Most New Zealanders would believe that a government should be focused on making the country a better place to live. That is why it is so disappointing to realise that that is not the goal of this Labour Government. Instead we have a government that has a single-minded objective: winning power.

You can see evidence of this objective every day as the Government's agenda focuses on benefiting their identified support base of beneficiaries, unions, same-sex New Zealanders, Maori and Pacific Islanders, to name but a few.

Labour's strategy exposes its socialist ideology of softening the welfare system, to undermine marriage and the family, and to weaken the rights of fathers. Further, it has been active in destroying the autonomy of employers, in nationalising private enterprise, and in introducing privilege based on race - but that's another story.

Labour's politically correct agenda is now damaging the very fabric of our society through the changes it is making to our legislation.

In welfare, Labour's agenda has been driven by the Beneficiary Unions.

When Labour came to power they presented over 120 demands to the new government. Labour has been steadily implementing them. Significant among those have been the moves to make the Domestic Purposes Benefit more accessible by scrapping work testing, removing the stand-down period which discourages people from quitting a job to go on a benefit, and extending the availability of the benefit until the youngest child is 18 years old without any legal requirement for the beneficiary to take a job. As a result, DPB numbers continue to grow.
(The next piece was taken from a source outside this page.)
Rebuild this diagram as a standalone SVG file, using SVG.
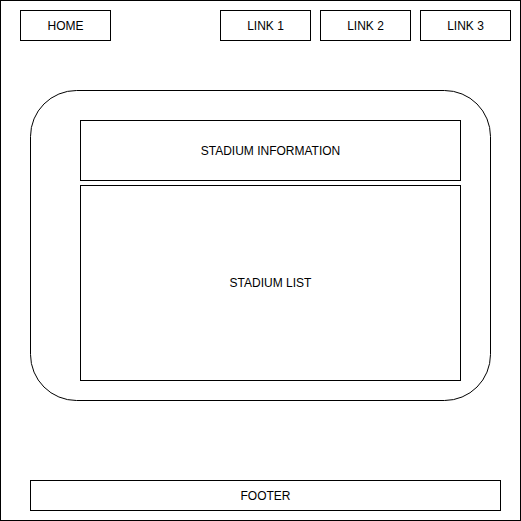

The Beneficiary Unions wanted the Sickness Benefit to be removed from the work-test regime - which for the first time in our history had caused the number of sickness beneficiaries to reduce. Labour re-created it as a stand-alone benefit, and the number of people moving onto the sickness benefit has grown relentlessly since that time.

In a very worrying move, the work test requirements for those on the dole were softened with the result that when the economy turns down - as it inevitably will - the numbers on welfare will escalate.

These changes by our Government fly in the face of international initiatives to reduce welfare dependency. As a result, New Zealand stands alone as a country with a government committed to greater levels of welfare dependency, in spite of the overwhelming evidence that long-term welfare dependency is harmful to children.

Labour's moves to undermine marriage and family have not stopped with softening the DPB - it has extended into other areas: the Property Relationships Bill bestowed onto de-facto couples the same legal rights as marriage; the Care of Children Bill will weaken the rights of non-custodial fathers, and the Civil Union Bill, by affectively extending marriage to same-sex couples, will undermine that important institution.

The Care of Children Bill offered an ideal opportunity for the Government to strengthen the right of non-custodial parents - largely fathers - in the event of a relationship breakdown. Sadly, they chose to go in the opposite direction by failing to introduce shared parenting - a presumption that just as two parents were equal before the relationship breakdown so they should be equal afterwards in order to fully support their children. They used the argument that such a move would undermine the privileges for women that were won during the feminist battles, decades ago.

The right of children to retain a proper relationship with their father was sidelined by the Government in spite of growing evidence that fatherlessness is the cause of increasingly serious social problems.

You might ask why on earth the Government would want to weaken marriage and marginalise fathers? The answer is that the married family is the bedrock of society. It provides the greatest protection for children. Children raised in happily married, stable families that are independent of the state overwhelmingly grow up to be successful, confident centre-right voters.

To undermine the family to create greater dependency on the state - in order to create more Labour voters -- is a political strategy that I find totally reprehensible. It is social engineering in the extreme. It is an agenda that Labour had no mandate for. That is why any New Zealander, who really cares about the future of our society and our country, should think twice before supporting Labour at the next election.